### GOAL:
Scan the data beneath this task and copy each line that includes "seaborn".

□ □ □ □ □

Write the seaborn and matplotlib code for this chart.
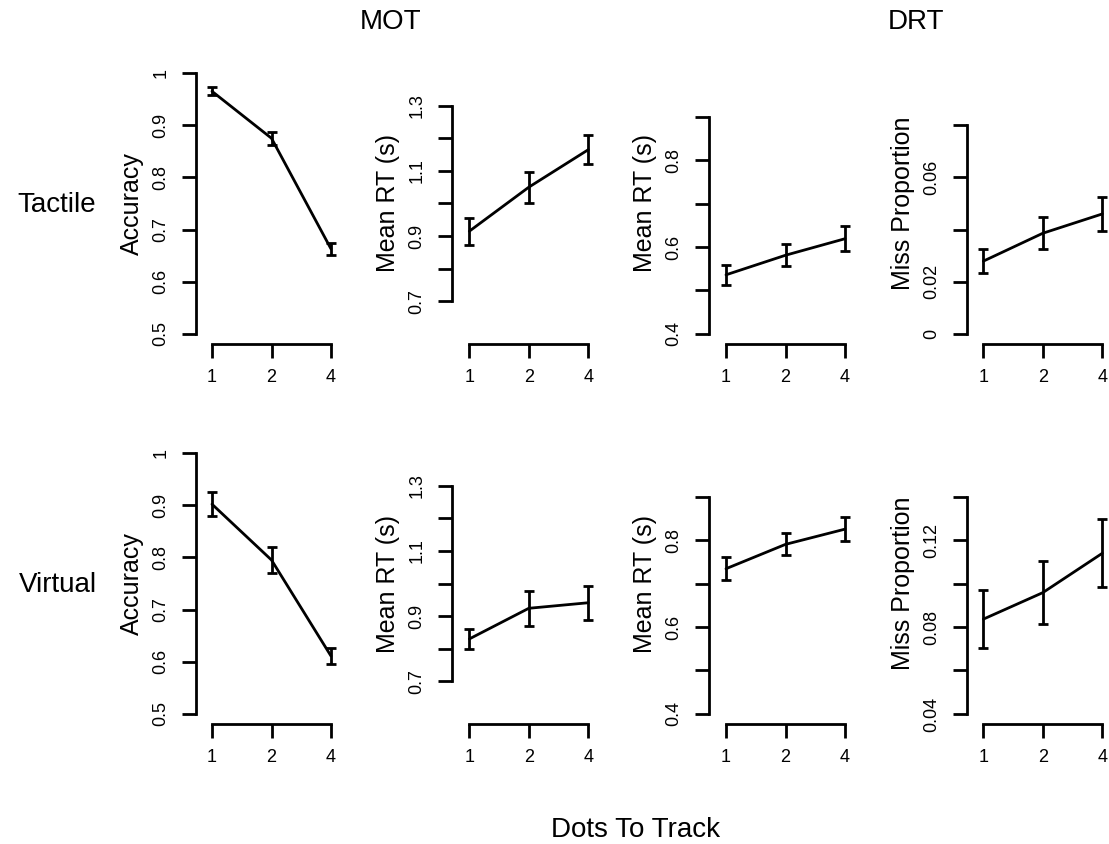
import numpy as np
import pandas as pd
import matplotlib
matplotlib.use("Agg")
import matplotlib.pyplot as plt
import seaborn as sns

# ---------------- data ----------------
dot_positions = [1, 2, 3]
dot_labels = ["1", "2", "4"]

acc_tac = [0.965, 0.875, 0.663]
acc_tac_se = [0.008, 0.012, 0.011]
motrt_tac = [0.915, 1.050, 1.165]
motrt_tac_se = [0.041, 0.047, 0.045]
drtrt_tac = [0.536, 0.581, 0.619]
drtrt_tac_se = [0.023, 0.025, 0.029]
miss_tac = [0.0279, 0.0386, 0.0460]
miss_tac_se = [0.0045, 0.0062, 0.0065]

acc_vir = [0.902, 0.795, 0.611]
acc_vir_se = [0.0235, 0.024, 0.016]
motrt_vir = [0.830, 0.924, 0.941]
motrt_vir_se = [0.032, 0.053, 0.052]
drtrt_vir = [0.734, 0.790, 0.825]
drtrt_vir_se = [0.027, 0.025, 0.027]
miss_vir = [0.0836, 0.0958, 0.1139]
miss_vir_se = [0.0134, 0.0146, 0.0157]

row_names = ["Tactile", "Virtual"]
task_names = ["MOT", "DRT"]
ylabels = ["Accuracy", "Mean RT (s)", "Mean RT (s)", "Miss Proportion"]

acc_ticks = [0.5, 0.6, 0.7, 0.8, 0.9, 1.0]
acc_ticklabels = ["0.5", "0.6", "0.7", "0.8", "0.9", "1"]
motrt_ticks = [0.7, 0.8, 0.9, 1.0, 1.1, 1.2, 1.3]
motrt_ticklabels = ["0.7", "", "0.9", "", "1.1", "", "1.3"]
drtrt_ticks = [0.4, 0.5, 0.6, 0.7, 0.8, 0.9]
drtrt_ticklabels = ["0.4", "", "0.6", "", "0.8", ""]
miss_tac_ticks = [0.0, 0.02, 0.04, 0.06, 0.08]
miss_tac_ticklabels = ["0", "0.02", "", "0.06", ""]
miss_vir_ticks = [0.04, 0.06, 0.08, 0.10, 0.12, 0.14]
miss_vir_ticklabels = ["0.04", "", "0.08", "", "0.12", ""]

acc_lim = (0.5, 1.0)
motrt_lim = (0.6, 1.4)
drtrt_lim = (0.4, 1.0)
miss_tac_lim = (0.0, 0.1)
miss_vir_lim = (0.04, 0.16)

panels = [
    [(acc_tac, acc_tac_se, acc_lim, acc_ticks, acc_ticklabels),
     (motrt_tac, motrt_tac_se, motrt_lim, motrt_ticks, motrt_ticklabels),
     (drtrt_tac, drtrt_tac_se, drtrt_lim, drtrt_ticks, drtrt_ticklabels),
     (miss_tac, miss_tac_se, miss_tac_lim, miss_tac_ticks, miss_tac_ticklabels)],
    [(acc_vir, acc_vir_se, acc_lim, acc_ticks, acc_ticklabels),
     (motrt_vir, motrt_vir_se, motrt_lim, motrt_ticks, motrt_ticklabels),
     (drtrt_vir, drtrt_vir_se, drtrt_lim, drtrt_ticks, drtrt_ticklabels),
     (miss_vir, miss_vir_se, miss_vir_lim, miss_vir_ticks, miss_vir_ticklabels)],
]

# ---------------- style ----------------
sns.set_style("ticks")
plt.rcParams["font.family"] = ["Liberation Sans", "DejaVu Sans"]
plt.rcParams["text.color"] = "black"
plt.rcParams["axes.labelcolor"] = "black"
plt.rcParams["xtick.color"] = "black"
plt.rcParams["ytick.color"] = "black"
plt.rcParams["axes.edgecolor"] = "black"

W, H = 1109, 844
fig = plt.figure(figsize=(W / 100, H / 100), dpi=100)

col_left_px = [195.7, 451.7, 709.0, 966.7]
col_x1_px = [212.0, 469.3, 726.0, 983.3]
unit_px = 59.5
ax_w_px = 142.0
row_top_px = [62.6, 442.6]
ax_h_px = 281.8

lw = 2.0
for r in range(2):
    for c in range(4):
        vals, se, lim, ticks, tlabels = panels[r][c]
        left = col_left_px[c]
        bottom_px = row_top_px[r] + ax_h_px
        ax = fig.add_axes([left / W, 1 - bottom_px / H, ax_w_px / W, ax_h_px / H])
        df = pd.DataFrame({"pos": dot_positions, "val": vals, "se": se})
        sns.lineplot(data=df, x="pos", y="val", ax=ax, color="black", lw=lw,
                     errorbar=None, sort=False)
        ax.errorbar(df["pos"], df["val"], yerr=df["se"], fmt="none", ecolor="black",
                    elinewidth=lw, capsize=3.6, capthick=lw)
        x0 = 1 - (col_x1_px[c] - left) / unit_px
        ax.set_xlim(x0, x0 + ax_w_px / unit_px)
        rng = lim[1] - lim[0]
        ax.set_ylim(lim[0] - 0.04 * rng, lim[1] + 0.04 * rng)
        ax.set_xticks(dot_positions)
        ax.set_yticks(ticks)
        sns.despine(ax=ax, trim=True)
        ax.set_xticks(dot_positions, labels=dot_labels)
        ax.set_yticks(ticks, labels=tlabels)
        for lab in ax.get_yticklabels():
            lab.set_rotation(90)
            lab.set_va("center")
        ax.spines["left"].set_linewidth(lw)
        ax.spines["bottom"].set_linewidth(lw)
        ax.spines["left"].set_color("black")
        ax.spines["bottom"].set_color("black")
        ax.tick_params(axis="both", length=10, width=lw, labelsize=13, color="black",
                       labelcolor="black")
        ax.tick_params(axis="y", pad=9)
        ax.tick_params(axis="x", pad=8)
        ax.set_xlabel("")
        ax.set_ylabel(ylabels[c], fontsize=18, labelpad=6, color="black")
        ax.set_facecolor("none")

# Outer labels
fig.text(391 / W, 1 - 22 / H, task_names[0], fontsize=20, ha="center", va="center", color="black")
fig.text(916 / W, 1 - 22 / H, task_names[1], fontsize=20, ha="center", va="center", color="black")
fig.text(57 / W, 1 - 205 / H, row_names[0], fontsize=20, ha="center", va="center", color="black")
fig.text(58 / W, 1 - 585 / H, row_names[1], fontsize=20, ha="center", va="center", color="black")
fig.text(636 / W, 1 - 830 / H, "Dots To Track", fontsize=20, ha="center", va="center", color="black")

fig.savefig("out.png", dpi=100, facecolor="white")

□ □ □ □ □

### EXPECTED ANSWER:
Write the seaborn and matplotlib code for this chart.
import seaborn as sns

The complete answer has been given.